The architect’s task while designing the interior of this music club was that of realising the vision of a unique spatial and acoustic experience together with the client. An overall spatial concept that had to fulfill high design aspirations as well as acoustic challenges was devised.


The music club’s some 600m² are divided into two differently sized dance floors and one bar room.


On the first dance floor, Blitz, which is 35m long and 8m wide, the technical, functional aesthetics of steel and wood form the dominant element. The custom-made wall and ceiling panels, specially optimised for electronic music, play an important role in the acoustics of the room.


The second dance floor, Plus, is acoustically isolated and speaks its own design language. Without a noticeable beginning or end, a continuous flow of ‘recesses’ lines the walls. These relief-like recesses are flooded by light that changes to the sound of the music. The visitor is immersed in a world of music, light and abstract shapes.


The computational designer Simon Vorhammer developed an algorithm for spreading more than 10.000 ‘valleys’ and ‘ridges’ over an overall length of 25m. It is based on the behaviour of flocking birds and swarming fish and insects. The pattern never repeats itself. During the short period of four months from the planning to the completion of the project, the biggest challenge was that of finding an efficient process for the fabrication and coordination of the different engineering elements.


In the main room the designers chose black steel for all absorber and co-oscillator surfaces and beech plywood for the diffuser surfaces. In addition to processing aspects, the resulting contrast between warm, comfortable and cold, functional surfaces played an important role for this choice.
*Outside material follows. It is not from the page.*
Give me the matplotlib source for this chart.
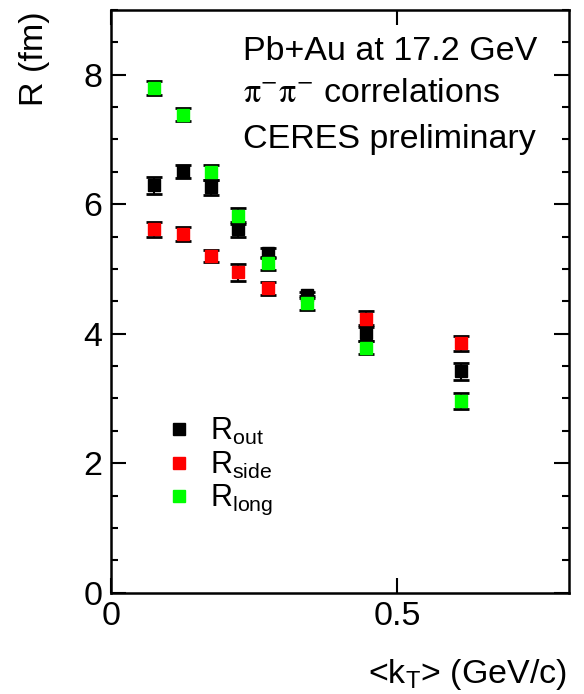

In the secondary floor, all surfaces are made of black, matt-finished MDF, which offers the ideal basis for the play of relief and light in its CNC-workability and surface finish.As the fabrication of the diffuser surfaces in the main room required extensive machining time the architects had to come up with a concept to produce the wall panels of the small room in a cost-effective way which led to the development of a custom algorithm, who's output was fed into the CNC-machines directly.


The Blitz Club opened its doors on 22 April 2017 and has since become a new and internationally renowned fixture in Munich’s nightlife.


The collaboration of Studio Knack and Simon Vorhammer on this project has led them to the founding of a new venture called KOOR. Under this brand, the team is further developing and marketing the wall structures explained above as acoustic panels. Furthermore, they are in the process of developing new unique acoustic structures.